Major League Soccer came down hard on Inter Miami CF for violations of the league’s salary budget and roster rules during their expansion season last year.
The sanctions relate to the signing of five players who were either incorrectly categorized on the team’s roster (Blaise Matuidi and Andres Reyes) or whose salary budget numbers were underreported because of undisclosed agreements with the players (Leandro Gonzalez Pirez, Nicolas Figal and Julian Carranza).
The punishments dished out Friday by the league against the club and its management were hefty:
- Inter Miami CF were fined an MLS-record $2 million;
- A $250,000 fine was issued to managing owner Jorge Mas, who approved all player agreements and transactions;
- Former Inter Miami COO and sporting director Paul McDonough, who oversaw the club’s roster and budget in 2020, was suspended, effective immediately, from any MLS-related activity through the end of the 2022 season. (He had been rehired by Atlanta United in January after leaving Miami and has since been fired);
- For 2022 and 2023, Inter Miami will incur a $2,271,250 reduction in allocation money for player signings. According to ESPN FC, this represents about a 12 percent hit to the total available allocation money.
“The integrity of our rules is sacrosanct, and it is a fundamental principle of our league that our clubs are responsible for adhering to all league regulations,” MLS commissioner Don Garber said in a statement. “Our rules will not be compromised. These sanctions reflect the severity of Inter Miami’s violations, should encourage complete cooperation by all parties in future investigations, and will serve as a deterrent for clubs from violating roster rules.”
What happened here?
MLS establishes roster and budget rules at the start of every season as a means of ensuring competitive balance. They include salary-budget and roster regulations that apply to every team equally and govern, for example, how select players can be partly compensated outside the standard salary budget structure. The so-called “Designated Player” is one of these roster categories and each team is permitted a maximum of three Designated Player roster slots in a given season.

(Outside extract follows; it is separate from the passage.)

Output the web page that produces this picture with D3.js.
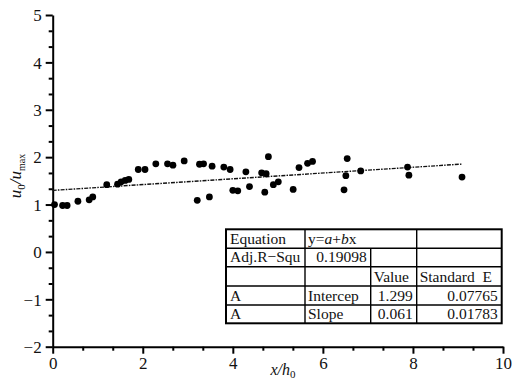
<!DOCTYPE html>
<html><head><meta charset="utf-8">
<script src="https://cdn.jsdelivr.net/npm/d3@7"></script>
<style>
html,body{margin:0;padding:0;background:#fff;}
svg{display:block;}
svg text{font-family:"Liberation Serif","Times New Roman",serif !important;}
</style></head>
<body><svg id="c" width="512" height="383"></svg>
<script>
// ---- data ----
const xVals = [0.04,0.22,0.32,0.56,0.81,0.89,1.20,1.44,1.52,1.61,1.69,1.90,2.05,2.29,2.55,2.67,2.92,3.26,3.35,3.54,3.80,3.94,4.29,4.64,4.74,4.79,3.21,3.48,4.00,4.11,4.37,4.71,4.90,5.01,5.34,5.47,5.66,5.77,6.54,6.51,6.47,6.84,7.88,7.91,9.09];
const yVals = [1.00,0.98,0.98,1.07,1.10,1.16,1.42,1.43,1.48,1.51,1.53,1.74,1.74,1.86,1.86,1.83,1.92,1.85,1.86,1.81,1.79,1.74,1.69,1.67,1.65,2.01,1.09,1.16,1.30,1.29,1.38,1.26,1.42,1.48,1.32,1.78,1.87,1.91,1.97,1.61,1.31,1.71,1.79,1.62,1.58];
const fitIntercept = 1.299;
const fitSlope = 0.061;
const fitRange = [0, 9.1];
const xTicks = [0,2,4,6,8,10];
const yTicks = [-2,-1,0,1,2,3,4,5];
const tableRows = [
  ["Equation", "y=a+bx", null, ""],
  ["Adj.R\u2212Squ", "0.19098", "", ""],
  ["", "", "Value", "Standard  E"],
  ["A", "Intercep", "1.299", "0.07765"],
  ["A", "Slope", "0.061", "0.01783"]
];

// ---- layout ----
const svg = d3.select("#c");
const x = d3.scaleLinear().domain([0,10]).range([52.7,503]);
const y = d3.scaleLinear().domain([-2,5]).range([346.7,15]);

const xMinor = d3.range(0,10.001,2/3).filter(v => !xTicks.some(t => Math.abs(t-v)<1e-6));
const yMinor = d3.range(-2,5.001,1/3).filter(v => !yTicks.some(t => Math.abs(t-v)<1e-6));

// minor ticks
svg.append("g").attr("transform",`translate(0,${y(-2)})`)
  .call(d3.axisBottom(x).tickValues(xMinor).tickSize(4).tickSizeOuter(0).tickFormat(""))
  .call(g=>g.select(".domain").remove())
  .call(g=>g.selectAll("line").attr("stroke","#000").attr("stroke-width",2));
svg.append("g").attr("transform",`translate(${x(0)},0)`)
  .call(d3.axisLeft(y).tickValues(yMinor).tickSize(4).tickSizeOuter(0).tickFormat(""))
  .call(g=>g.select(".domain").remove())
  .call(g=>g.selectAll("line").attr("stroke","#000").attr("stroke-width",2));

// major axes
const fmt = d => d < 0 ? "\u2212" + Math.abs(d) : String(d);
const gx = svg.append("g").attr("transform",`translate(0,${y(-2)})`)
  .call(d3.axisBottom(x).tickValues(xTicks).tickSize(7).tickSizeOuter(0).tickPadding(3).tickFormat(fmt));
const gy = svg.append("g").attr("transform",`translate(${x(0)},0)`)
  .call(d3.axisLeft(y).tickValues(yTicks).tickSize(7).tickSizeOuter(0).tickPadding(4).tickFormat(fmt));
[gx,gy].forEach(g=>{
  g.attr("font-family",null);
  g.select(".domain").attr("stroke","#000").attr("stroke-width",2);
  g.selectAll("line").attr("stroke","#000").attr("stroke-width",2);
  g.selectAll("text").attr("font-size",17).attr("fill","#111");
});
gy.selectAll("text").attr("dy","0.34em");

// fit line
svg.append("line")
  .attr("x1",x(fitRange[0])).attr("y1",y(fitIntercept+fitSlope*fitRange[0]))
  .attr("x2",x(fitRange[1])).attr("y2",y(fitIntercept+fitSlope*fitRange[1]))
  .attr("stroke","#111").attr("stroke-width",1.4).attr("stroke-dasharray","4,1.2,1.5,1.2");

// points
svg.append("g").selectAll("circle").data(xVals.map((v,i)=>[v,yVals[i]])).join("circle")
  .attr("cx",d=>x(d[0])).attr("cy",d=>y(d[1])).attr("r",3.4).attr("fill","#000");

// axis titles
const xt = svg.append("text").attr("x",283).attr("y",375).attr("text-anchor","middle")
  .attr("font-size",16).attr("font-style","italic").attr("fill","#111");
xt.append("tspan").text("x/h");
xt.append("tspan").attr("font-size",11).attr("dy",3).attr("font-style","normal").text("0");

const yt = svg.append("text").attr("transform","translate(21,176) rotate(-90)").attr("text-anchor","middle")
  .attr("font-size",17).attr("fill","#111");
yt.append("tspan").attr("font-style","italic").text("u");
yt.append("tspan").attr("font-size",11).attr("dy",4).text("0");
yt.append("tspan").attr("dy",-4).attr("font-style","italic").text("/u");
yt.append("tspan").attr("font-size",10).attr("dy",4).text("max");

// table
const colX = [226,305,370.7,416.7,501.7];
const rowY = [229.3,248.3,266.7,286,305,323.3];
const tg = svg.append("g").attr("font-size",15.5).attr("fill","#111");
tg.append("rect").attr("x",colX[0]).attr("y",rowY[0]).attr("width",colX[4]-colX[0]).attr("height",rowY[5]-rowY[0])
  .attr("fill","#fff").attr("stroke","#000").attr("stroke-width",2);
rowY.slice(1,5).forEach(ry=>tg.append("line").attr("x1",colX[0]).attr("x2",colX[4]).attr("y1",ry).attr("y2",ry).attr("stroke","#000").attr("stroke-width",1.4));
[1,2,3].forEach(ci=>{
  const startRow = ci===2 ? 1 : 0;
  tg.append("line").attr("x1",colX[ci]).attr("x2",colX[ci]).attr("y1",rowY[startRow]).attr("y2",rowY[5]).attr("stroke","#000").attr("stroke-width",1.4);
});
const isNum = s => /^[0-9.]+$/.test(s);
tableRows.forEach((row,ri)=>{
  row.forEach((cell,ci)=>{
    if(cell===null || cell==="") return;
    const by = rowY[ri+1]-4.3;
    if(ri===0 && ci===1){
      const t = tg.append("text").attr("x",colX[1]+3).attr("y",by);
      t.append("tspan").text("y=");
      t.append("tspan").attr("font-style","italic").text("a");
      t.append("tspan").text("+");
      t.append("tspan").attr("font-style","italic").text("b");
      t.append("tspan").text("x");
      return;
    }
    const num = isNum(cell);
    tg.append("text").attr("xml:space","preserve").style("white-space","pre")
      .attr("x", num ? colX[ci+1]-4 : colX[ci]+(ci===0?4:3))
      .attr("y", by).attr("text-anchor", num ? "end":"start").text(cell);
  });
});
</script></body></html>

In the case of Inter Miami, MLS’s investigation found that Matuidi and Reyes should have counted as Designated Players in 2020. That would have put Inter Miami over their maximum allotment last year given the presence of their three official Designated Players: Gonzalo Higuain, Matias Pellegrini and Rodolfo Pizarro.

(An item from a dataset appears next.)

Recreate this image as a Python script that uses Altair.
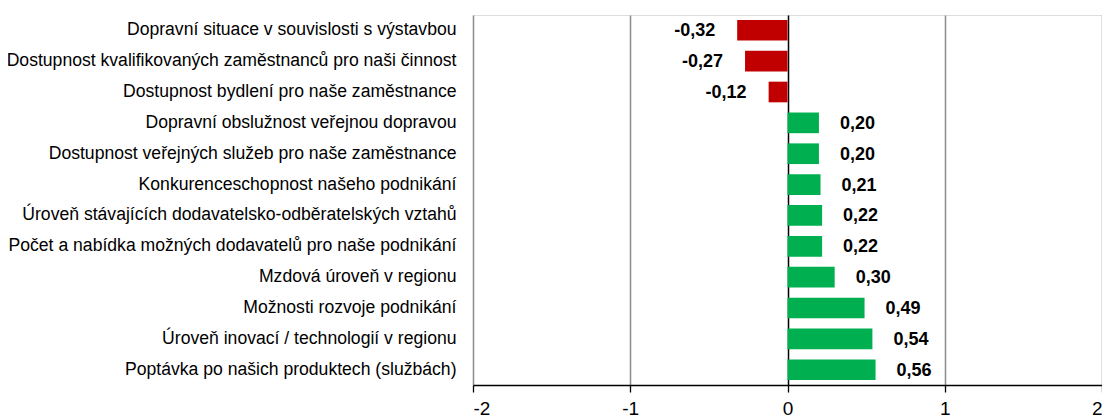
import altair as alt
import pandas as pd

categories = [
    "Dopravní situace v souvislosti s výstavbou",
    "Dostupnost kvalifikovaných zaměstnanců pro naši činnost",
    "Dostupnost bydlení pro naše zaměstnance",
    "Dopravní obslužnost veřejnou dopravou",
    "Dostupnost veřejných služeb pro naše zaměstnance",
    "Konkurenceschopnost našeho podnikání",
    "Úroveň stávajících dodavatelsko-odběratelských vztahů",
    "Počet a nabídka možných dodavatelů pro naše podnikání",
    "Mzdová úroveň v regionu",
    "Možnosti rozvoje podnikání",
    "Úroveň inovací / technologií v regionu",
    "Poptávka po našich produktech (službách)",
]
values = [-0.32, -0.27, -0.12, 0.20, 0.20, 0.21, 0.22, 0.22, 0.30, 0.49, 0.54, 0.56]
x_ticks = [-2, -1, 0, 1, 2]

df = pd.DataFrame({"cat": categories, "v": values})

FONT = "Liberation Sans, Arial, sans-serif"

x_enc = alt.X(
    "v:Q",
    scale=alt.Scale(domain=[-2, 2], nice=False, zero=False),
    axis=alt.Axis(
        values=x_ticks,
        labelExpr="toString(datum.value)",
        title=None,
        grid=True,
        gridColor={"condition": {"test": "datum.value === 0", "value": "#000000"}, "value": "#8c8c8c"},
        gridWidth=1.5,
        domainColor="#000000",
        domainWidth=1.3,
        tickColor="#000000",
        tickWidth=1.3,
        tickSize=7,
        labelFont=FONT,
        labelFontSize=19,
        labelColor="#000000",
        labelPadding=7,
    ),
)
y_enc = alt.Y(
    "cat:N",
    sort=categories,
    scale=alt.Scale(paddingInner=0.33, paddingOuter=0.16),
    axis=alt.Axis(
        title=None,
        domain=False,
        ticks=False,
        grid=False,
        labelFont=FONT,
        labelFontSize=17.6,
        labelColor="#000000",
        labelPadding=17,
        labelLimit=600,
    ),
)

bars = alt.Chart(df).mark_bar().encode(
    x=x_enc,
    y=y_enc,
    color=alt.condition("datum.v < 0", alt.value("#C00000"), alt.value("#00B050")),
)

lbl = alt.Chart(df).transform_calculate(
    t="(datum.v < 0 ? '-' : '') + replace(format(abs(datum.v), '.2f'), '.', ',')"
)
style = dict(baseline="middle", dy=1, fontWeight="bold", font=FONT, fontSize=18, color="#000000")
neg = lbl.transform_filter("datum.v < 0").mark_text(align="right", dx=-22, **style).encode(
    x="v:Q", y=alt.Y("cat:N", sort=categories), text="t:N"
)
pos = lbl.transform_filter("datum.v >= 0").mark_text(align="left", dx=21, **style).encode(
    x="v:Q", y=alt.Y("cat:N", sort=categories), text="t:N"
)

chart = alt.layer(bars, neg, pos).properties(
    width=629,
    height=370,
    autosize=alt.AutoSizeParams(type="none"),
    padding={"left": 465, "top": 7, "right": 0, "bottom": 40},
).configure_view(stroke=None).configure(background="white")

chart.save("out.html", embed_options={"renderer": "svg", "actions": False})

Also, by setting up separate agreements with three other players (Gonzalez Pirez, Figal and Carranza) and not disclosing them to the league, Inter Miami were able to secure the services of players it may not have otherwise been able to sign based on salary budget limits.
“Inter Miami CF acknowledges that the Club violated Major League Soccer’s roster rules in our first season,” Mas said in a club statement. “We have worked closely with MLS to address these issues and have made significant changes in our management structure.”
So why does it matter?
If a team circumvents the rules — and adds quality players that it wouldn’t have otherwise been permitted to add — through undisclosed agreements or by incorrectly categorizing them on its roster, it represents an unfair competitive advantage.
Even with that advantage, Inter Miami just barely made the postseason in their inaugural season last year, finishing in the 10th and final playoff spot in the Eastern Conference (Chicago finished one point behind and Atlanta United two points adrift). Inter Miami’s playoff run was short-lived: They were unceremoniously bounced out of the postseason in their first playoff game against fellow expansion side Nashville SC.
It’s worth noting that the league’s release announcing the discipline stated that MLS found no wrongdoing by the club’s four other co-owners: Marcelo Claure, Masayoshi Son, Jose Mas and David Beckham. In addition, the league said it would honor the existing contracts of the players in question.
Higuain, Matuidi and Pizarro are Inter Miami’s three Designated Players in 2021. The club allowed the option on Reyes’ contract to expire in December (the NY Red Bulls later worked to sign him in a separate deal) and it bought out Pellegrini’s contract before the 2021 season kicked off.
Inter Miami are still the top-spending team in MLS this season ($17.8 million in guaranteed compensation), according to numbers published by the MLS Players’ Association in May. But the club is off to a middling 2-3-2 start (nine points), good for ninth place in the 14-team East. It will have a tough enough time getting out of the East and making the playoffs. The roster/budget scandal and the resulting punishments will only make the assignment that much tougher.